I appreciate the desire to canonize Reagan as a non-partisan, national leader. It's a good habit that this country has cultivated over the years, whereby old partisans become timeless Americans. But c'mon, you can't go drawing patently silly conclusions based on incomplete pieces of data, just for the purpose of scoring a cheap shot at the modern day GOP!
3. Sizing up the GOP Nomination Battle. With Mississippi governor Haley Barbour all but declaring himself a candidate for the Republican nomination, we're now seeing two nomination battles take shape.
The first will be fought in Iowa, with an emphasis on cultural issues. Right now, I see Barbour, Newt Gingrich, Mike Huckabee, and Rick Santorum as the main contenders in the Hawkeye State.
The second will be fought in New Hampshire, with an emphasis on fiscal issues. Right now, I see Jon Huntsman and Mitt Romney being the leading contenders there.
Three candidates might be strong in both states -- Mitch Daniels, Tim Pawlenty, and John Thune. They could play well for the fiscal crowd in New Hampshire, and they might take advantage of regional and economic affinity with Iowa (all three come from big farming states in the Midwest).
At this point, I don't see anybody whose fundamentals suggest he could win both contests. If nobody is able to sweep both, Iowa and New Hampshire will function as the qualifying rounds in the primary battle.
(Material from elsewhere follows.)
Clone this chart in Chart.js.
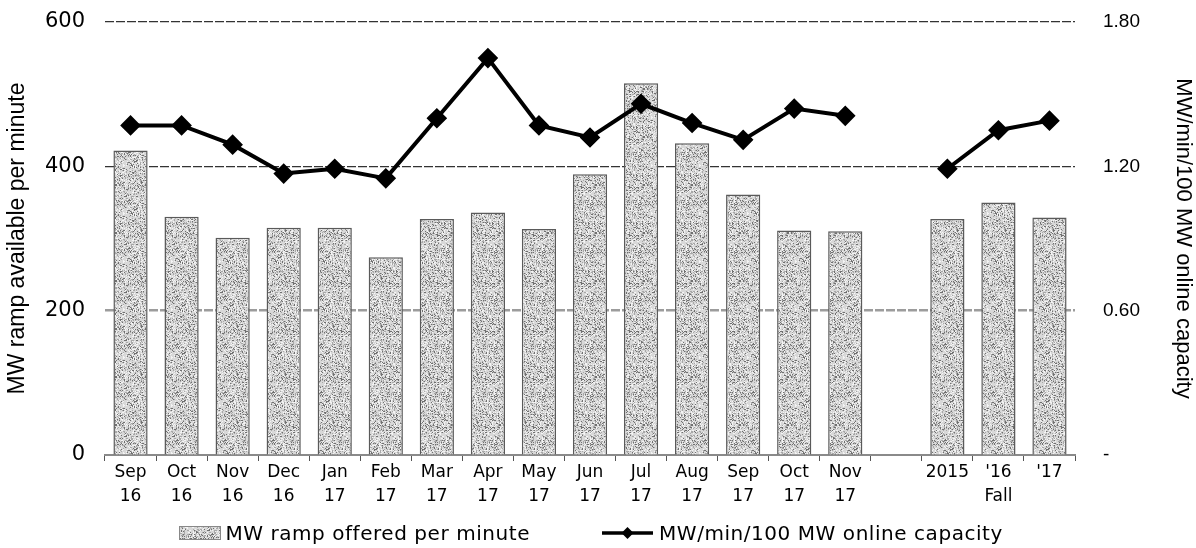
<!DOCTYPE html>
<html>
<head>
<meta charset="utf-8">
<script src="https://cdn.jsdelivr.net/npm/chart.js@4.4.1/dist/chart.umd.min.js"></script>
<style>
  html,body{margin:0;padding:0;background:#fff;}
  #wrap{position:relative;width:1196px;height:548px;overflow:hidden;}
  .lg{position:absolute;top:520px;height:26px;display:flex;align-items:center;
      font-family:'DejaVu Sans',sans-serif;font-size:20px;letter-spacing:0.55px;color:#000;white-space:nowrap;}
  .lg canvas,.lg svg{display:block;}
</style>
</head>
<body>
<div id="wrap">
  <canvas id="c" width="1196" height="548"></canvas>
  <div class="lg" id="lgBar" style="right:666px;"><canvas id="swBar" width="42" height="14" style="margin-right:4px"></canvas><span id="txBar"></span></div>
  <div class="lg" id="lgLine" style="left:602px;"><svg width="51" height="14" style="margin-right:6px"><line x1="0" y1="7" x2="51" y2="7" stroke="#000" stroke-width="3.5"/><polygon points="25.5,1 31.5,7 25.5,13 19.5,7" fill="#000"/></svg><span id="txLine"></span></div>
</div>
<script>
// ---- data ----
const categories = [["Sep","16"],["Oct","16"],["Nov","16"],["Dec","16"],["Jan","17"],["Feb","17"],["Mar","17"],["Apr","17"],["May","17"],["Jun","17"],["Jul","17"],["Aug","17"],["Sep","17"],["Oct","17"],["Nov","17"],"",["2015"],["'16","Fall"],["'17"]];
const rampOffered = [422,330,301,315,315,274,327,336,313,389,515,432,361,311,310,null,327,350,329];
const rampPer100 = [1.37,1.37,1.29,1.17,1.19,1.15,1.40,1.65,1.37,1.32,1.46,1.38,1.31,1.44,1.41,null,1.19,1.35,1.39];
const leftTicks = [0,200,400,600];
const rightTicks = [0,0.6,1.2,1.8];
const barLabel = "MW ramp offered per minute";
const lineLabel = "MW/min/100 MW online capacity";
const leftTitle = "MW ramp available per minute";
const rightTitle = "MW/min/100 MW online capacity";

// ---- stipple texture (deterministic hash, purely decorative) ----
function makePattern(){
  const c = document.createElement('canvas');
  c.width = 48; c.height = 48;
  const g = c.getContext('2d');
  g.fillStyle = '#d8d8d8';
  g.fillRect(0,0,48,48);
  for(let y=0;y<48;y++){
    for(let x=0;x<48;x++){
      let h = (x*374761393 + y*668265263) >>> 0;
      h = ((h ^ (h >>> 13)) * 1274126177) >>> 0;
      const v = (h >>> 8) % 100;
      if(v < 12){ g.fillStyle = '#707070'; g.fillRect(x,y,1,1); }
      else if(v < 30){ g.fillStyle = '#a8a8a8'; g.fillRect(x,y,1,1); }
      else if(v < 46){ g.fillStyle = '#f4f4f4'; g.fillRect(x,y,1,1); }
    }
  }
  return c;
}
const patCanvas = makePattern();
const ctx = document.getElementById('c').getContext('2d');
const pattern = ctx.createPattern(patCanvas,'repeat');

// legend (HTML, built from the dataset labels)
(function(){
  const sw = document.getElementById('swBar').getContext('2d');
  sw.fillStyle = sw.createPattern(patCanvas,'repeat');
  sw.fillRect(0,0,42,14);
  sw.strokeStyle = '#888'; sw.lineWidth = 1; sw.strokeRect(0.5,0.5,41,13);
  document.getElementById('txBar').textContent = barLabel;
  document.getElementById('txLine').textContent = lineLabel;
})();

const TICKFONT = "'DejaVu Sans',sans-serif";
const ARIAL = "'Liberation Sans',Arial,sans-serif";

new Chart(ctx, {
  data: {
    labels: categories,
    datasets: [
      {
        type: 'line',
        label: lineLabel,
        data: rampPer100,
        yAxisID: 'y2',
        borderColor: '#000',
        backgroundColor: '#000',
        borderWidth: 4,
        pointStyle: 'rectRot',
        pointRadius: 7.5,
        pointBackgroundColor: '#000',
        pointBorderColor: '#000',
        spanGaps: false,
        tension: 0,
        order: 0
      },
      {
        type: 'bar',
        label: barLabel,
        data: rampOffered,
        yAxisID: 'y',
        backgroundColor: pattern,
        borderColor: '#5a5a5a',
        borderWidth: {left:1.5,right:1.5,top:1.5,bottom:0},
        barPercentage: 0.67,
        categoryPercentage: 1.0,
        order: 1
      }
    ]
  },
  options: {
    responsive: false,
    animation: false,
    layout: { padding: { top: 22, left: 0, right: 0, bottom: 41 } },
    plugins: {
      tooltip: { enabled: false },
      legend: { display: false }
    },
    scales: {
      x: {
        offset: true,
        grid: {
          display: true,
          drawOnChartArea: false,
          drawTicks: true,
          tickLength: 6,
          offset: true,
          color: '#555',
          lineWidth: 1
        },
        border: { display: true, color: '#8a8a8a', width: 2 },
        ticks: {
          color: '#000',
          font: { family: TICKFONT, size: 17, lineHeight: 1.41 },
          maxRotation: 0,
          autoSkip: false,
          padding: 0
        },
        afterFit: function(s){ s.height = 52; }
      },
      y: {
        position: 'left',
        min: 0, max: 600,
        afterBuildTicks: function(s){ s.ticks = leftTicks.map(v=>({value:v})); },
        grid: {
          drawTicks: false,
          color: function(c){ const v=c.tick.value; if(v===200) return '#9c9c9c'; if(v===0) return 'rgba(0,0,0,0)'; return '#333'; },
          lineWidth: function(c){ return c.tick.value===200 ? 2.5 : 1.2; }
        },
        border: { display: false, dash: [9,2] },
        ticks: {
          color: '#000',
          font: { family: TICKFONT, size: 21 },
          padding: 20
        },
        title: {
          display: true,
          text: leftTitle,
          color: '#000',
          font: { family: ARIAL, size: 23 },
          padding: { top: 4, bottom: 0 }
        },
        afterFit: function(s){ s.width = 105; s.paddingTop = 0; s.paddingBottom = 0; }
      },
      y2: {
        position: 'right',
        min: 0, max: 1.8,
        afterBuildTicks: function(s){ s.ticks = rightTicks.map(v=>({value:v})); },
        grid: { drawOnChartArea: false, drawTicks: false },
        border: { display: false },
        ticks: {
          color: '#000',
          font: { family: ARIAL, size: 19 },
          padding: 28,
          callback: function(v){ return v===0 ? '-' : Number(v).toFixed(2); }
        },
        title: {
          display: true,
          text: rightTitle,
          color: '#000',
          font: { family: ARIAL, size: 22 },
          padding: { top: 0, bottom: 22 }
        },
        afterFit: function(s){ s.width = 121; s.paddingTop = 0; s.paddingBottom = 0; }
      }
    }
  }
});
</script>
</body>
</html>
Candidates will have to do reasonably well in one or the other to stamp their tickets to Super Tuesday, where a broad swath of the Republican electorate will be asked to choose a candidate who emphasizes social or fiscal issues.
Historically, something like this has happened before -- most recently in 2008. What is really interesting is how, even this early on, the divide between the Iowa and New Hampshire candidates is so sharp.